DATASET EXCERPT start

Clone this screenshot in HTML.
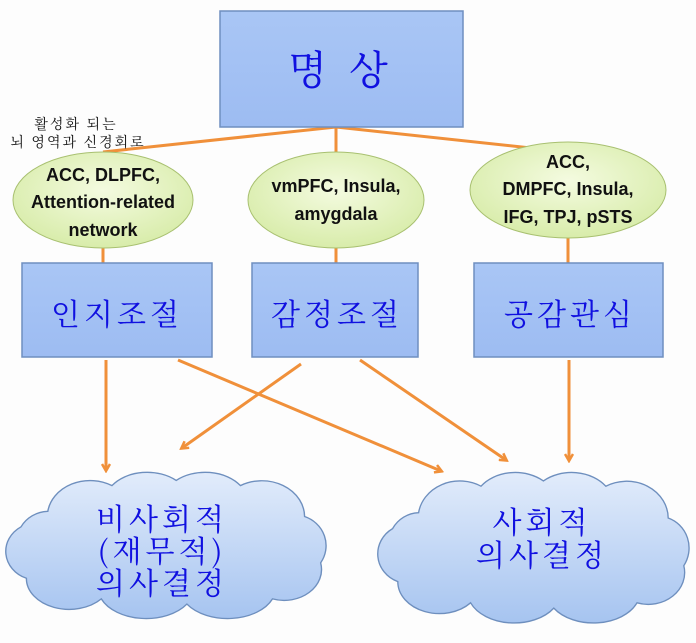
<!DOCTYPE html>
<html><head><meta charset="utf-8"><style>
html,body{margin:0;padding:0;background:#fdfdfd;}
svg{display:block;}
.k{font-family:"Noto Serif CJK SC","Liberation Serif",serif;fill:#1010e0;}
.e{font-family:"Liberation Sans",sans-serif;font-weight:bold;font-size:18px;fill:#111;text-anchor:middle;}
</style></head><body>
<svg width="696" height="643" viewBox="0 0 696 643" xmlns="http://www.w3.org/2000/svg">
<defs>
<linearGradient id="bx" x1="0" y1="0" x2="0" y2="1"><stop offset="0" stop-color="#a9c6f5"/><stop offset="1" stop-color="#9dbcf2"/></linearGradient>
<radialGradient id="el" cx="0.5" cy="0.4" r="0.6"><stop offset="0" stop-color="#f4fbe0"/><stop offset="1" stop-color="#d8ecaa"/></radialGradient>
<linearGradient id="cl" x1="0" y1="0" x2="0" y2="1"><stop offset="0" stop-color="#e2ecfb"/><stop offset="1" stop-color="#a6c4f0"/></linearGradient>
<marker id="ar" markerWidth="10" markerHeight="10" refX="7" refY="5" orient="auto" markerUnits="userSpaceOnUse"><path d="M1,1 L8,5 L1,9" fill="none" stroke="#f0903a" stroke-width="2.5"/></marker>
<path id="cloud" d="M40,45 A40,35 0 0 1 100,20 A40,30 0 0 1 160,15 A40,30 0 0 1 220,20 A40,35 0 0 1 280,50 A30,30 0 0 1 295,95 A35,30 0 0 1 250,130 A45,30 0 0 1 170,135 A45,30 0 0 1 90,130 A40,30 0 0 1 20,110 A30,28 0 0 1 15,60 A30,30 0 0 1 40,45 Z"/>
</defs>
<g stroke="#f0903a" stroke-width="3" fill="none">
<line x1="336" y1="127" x2="103" y2="152"/>
<line x1="336" y1="127" x2="568" y2="152"/>
<line x1="336" y1="127" x2="336" y2="263"/>
<line x1="103" y1="240" x2="103" y2="263"/>
<line x1="568" y1="230" x2="568" y2="263"/>
</g>
<rect x="220" y="11" width="243" height="116" fill="url(#bx)" stroke="#6f8fc0" stroke-width="1.5"/>
<text x="341" y="84" class="k" font-size="40" text-anchor="middle" letter-spacing="6">명 상</text>
<text x="76" y="129" font-family="'Noto Serif CJK SC',serif" font-size="14" text-anchor="middle" fill="#111" letter-spacing="2">활성화 되는</text>
<text x="78" y="147" font-family="'Noto Serif CJK SC',serif" font-size="14" text-anchor="middle" fill="#111" letter-spacing="2">뇌 영역과 신경회로</text>
<ellipse cx="103" cy="200" rx="90" ry="48" fill="url(#el)" stroke="#a8c070" stroke-width="1"/>
<ellipse cx="336" cy="200" rx="88" ry="48" fill="url(#el)" stroke="#a8c070" stroke-width="1"/>
<ellipse cx="568" cy="190" rx="98" ry="48" fill="url(#el)" stroke="#a8c070" stroke-width="1"/>
<text class="e" x="103" y="181">ACC, DLPFC,</text>
<text class="e" x="103" y="208">Attention-related</text>
<text class="e" x="103" y="236">network</text>
<text class="e" x="336" y="192">vmPFC, Insula,</text>
<text class="e" x="336" y="220">amygdala</text>
<text class="e" x="568" y="168">ACC,</text>
<text class="e" x="568" y="195">DMPFC, Insula,</text>
<text class="e" x="568" y="223">IFG, TPJ, pSTS</text>
<rect x="22" y="263" width="190" height="94" fill="url(#bx)" stroke="#6f8fc0" stroke-width="1.5"/>
<rect x="252" y="263" width="166" height="94" fill="url(#bx)" stroke="#6f8fc0" stroke-width="1.5"/>
<rect x="474" y="263" width="189" height="94" fill="url(#bx)" stroke="#6f8fc0" stroke-width="1.5"/>
<text x="117" y="325" class="k" font-size="30" text-anchor="middle" letter-spacing="4">인지조절</text>
<text x="337" y="325" class="k" font-size="30" text-anchor="middle" letter-spacing="4">감정조절</text>
<text x="570" y="325" class="k" font-size="30" text-anchor="middle" letter-spacing="4">공감관심</text>
<g stroke="#f0903a" stroke-width="3" fill="none" marker-end="url(#ar)">
<line x1="106" y1="360" x2="106" y2="470"/>
<line x1="301" y1="364" x2="182" y2="448"/>
<line x1="178" y1="360" x2="441" y2="471"/>
<line x1="360" y1="360" x2="506" y2="460"/>
<line x1="569" y1="360" x2="569" y2="460"/>
</g>
<use href="#cloud" transform="translate(5,465) scale(1.07,1.03)" fill="url(#cl)" stroke="#6e8fbe" stroke-width="1.3"/>
<use href="#cloud" transform="translate(377,465) scale(1.04,1.06)" fill="url(#cl)" stroke="#6e8fbe" stroke-width="1.3"/>
<text x="162" y="530" class="k" font-size="30" text-anchor="middle" letter-spacing="4">비사회적</text>
<text x="162" y="562" class="k" font-size="30" text-anchor="middle" letter-spacing="4">(재무적)</text>
<text x="162" y="594" class="k" font-size="30" text-anchor="middle" letter-spacing="4">의사결정</text>
<text x="542" y="533" class="k" font-size="30" text-anchor="middle" letter-spacing="4">사회적</text>
<text x="542" y="566" class="k" font-size="30" text-anchor="middle" letter-spacing="4">의사결정</text>
</svg>
</body></html>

DATASET EXCERPT end

Skip the pictures, then retype every line above exactly.

Clone this screenshot in HTML.
<!DOCTYPE html>
<html><head><meta charset="utf-8"><style>
html,body{margin:0;padding:0;background:#fdfdfd;}
svg{display:block;}
.k{font-family:"Noto Serif CJK SC","Liberation Serif",serif;fill:#1010e0;}
.e{font-family:"Liberation Sans",sans-serif;font-weight:bold;font-size:18px;fill:#111;text-anchor:middle;}
</style></head><body>
<svg width="696" height="643" viewBox="0 0 696 643" xmlns="http://www.w3.org/2000/svg">
<defs>
<linearGradient id="bx" x1="0" y1="0" x2="0" y2="1"><stop offset="0" stop-color="#a9c6f5"/><stop offset="1" stop-color="#9dbcf2"/></linearGradient>
<radialGradient id="el" cx="0.5" cy="0.4" r="0.6"><stop offset="0" stop-color="#f4fbe0"/><stop offset="1" stop-color="#d8ecaa"/></radialGradient>
<linearGradient id="cl" x1="0" y1="0" x2="0" y2="1"><stop offset="0" stop-color="#e2ecfb"/><stop offset="1" stop-color="#a6c4f0"/></linearGradient>
<marker id="ar" markerWidth="10" markerHeight="10" refX="7" refY="5" orient="auto" markerUnits="userSpaceOnUse"><path d="M1,1 L8,5 L1,9" fill="none" stroke="#f0903a" stroke-width="2.5"/></marker>
<path id="cloud" d="M40,45 A40,35 0 0 1 100,20 A40,30 0 0 1 160,15 A40,30 0 0 1 220,20 A40,35 0 0 1 280,50 A30,30 0 0 1 295,95 A35,30 0 0 1 250,130 A45,30 0 0 1 170,135 A45,30 0 0 1 90,130 A40,30 0 0 1 20,110 A30,28 0 0 1 15,60 A30,30 0 0 1 40,45 Z"/>
</defs>
<g stroke="#f0903a" stroke-width="3" fill="none">
<line x1="336" y1="127" x2="103" y2="152"/>
<line x1="336" y1="127" x2="568" y2="152"/>
<line x1="336" y1="127" x2="336" y2="263"/>
<line x1="103" y1="240" x2="103" y2="263"/>
<line x1="568" y1="230" x2="568" y2="263"/>
</g>
<rect x="220" y="11" width="243" height="116" fill="url(#bx)" stroke="#6f8fc0" stroke-width="1.5"/>
<text x="341" y="84" class="k" font-size="40" text-anchor="middle" letter-spacing="6">명 상</text>
<text x="76" y="129" font-family="'Noto Serif CJK SC',serif" font-size="14" text-anchor="middle" fill="#111" letter-spacing="2">활성화 되는</text>
<text x="78" y="147" font-family="'Noto Serif CJK SC',serif" font-size="14" text-anchor="middle" fill="#111" letter-spacing="2">뇌 영역과 신경회로</text>
<ellipse cx="103" cy="200" rx="90" ry="48" fill="url(#el)" stroke="#a8c070" stroke-width="1"/>
<ellipse cx="336" cy="200" rx="88" ry="48" fill="url(#el)" stroke="#a8c070" stroke-width="1"/>
<ellipse cx="568" cy="190" rx="98" ry="48" fill="url(#el)" stroke="#a8c070" stroke-width="1"/>
<text class="e" x="103" y="181">ACC, DLPFC,</text>
<text class="e" x="103" y="208">Attention-related</text>
<text class="e" x="103" y="236">network</text>
<text class="e" x="336" y="192">vmPFC, Insula,</text>
<text class="e" x="336" y="220">amygdala</text>
<text class="e" x="568" y="168">ACC,</text>
<text class="e" x="568" y="195">DMPFC, Insula,</text>
<text class="e" x="568" y="223">IFG, TPJ, pSTS</text>
<rect x="22" y="263" width="190" height="94" fill="url(#bx)" stroke="#6f8fc0" stroke-width="1.5"/>
<rect x="252" y="263" width="166" height="94" fill="url(#bx)" stroke="#6f8fc0" stroke-width="1.5"/>
<rect x="474" y="263" width="189" height="94" fill="url(#bx)" stroke="#6f8fc0" stroke-width="1.5"/>
<text x="117" y="325" class="k" font-size="30" text-anchor="middle" letter-spacing="4">인지조절</text>
<text x="337" y="325" class="k" font-size="30" text-anchor="middle" letter-spacing="4">감정조절</text>
<text x="570" y="325" class="k" font-size="30" text-anchor="middle" letter-spacing="4">공감관심</text>
<g stroke="#f0903a" stroke-width="3" fill="none" marker-end="url(#ar)">
<line x1="106" y1="360" x2="106" y2="470"/>
<line x1="301" y1="364" x2="182" y2="448"/>
<line x1="178" y1="360" x2="441" y2="471"/>
<line x1="360" y1="360" x2="506" y2="460"/>
<line x1="569" y1="360" x2="569" y2="460"/>
</g>
<use href="#cloud" transform="translate(5,465) scale(1.07,1.03)" fill="url(#cl)" stroke="#6e8fbe" stroke-width="1.3"/>
<use href="#cloud" transform="translate(377,465) scale(1.04,1.06)" fill="url(#cl)" stroke="#6e8fbe" stroke-width="1.3"/>
<text x="162" y="530" class="k" font-size="30" text-anchor="middle" letter-spacing="4">비사회적</text>
<text x="162" y="562" class="k" font-size="30" text-anchor="middle" letter-spacing="4">(재무적)</text>
<text x="162" y="594" class="k" font-size="30" text-anchor="middle" letter-spacing="4">의사결정</text>
<text x="542" y="533" class="k" font-size="30" text-anchor="middle" letter-spacing="4">사회적</text>
<text x="542" y="566" class="k" font-size="30" text-anchor="middle" letter-spacing="4">의사결정</text>
</svg>
</body></html>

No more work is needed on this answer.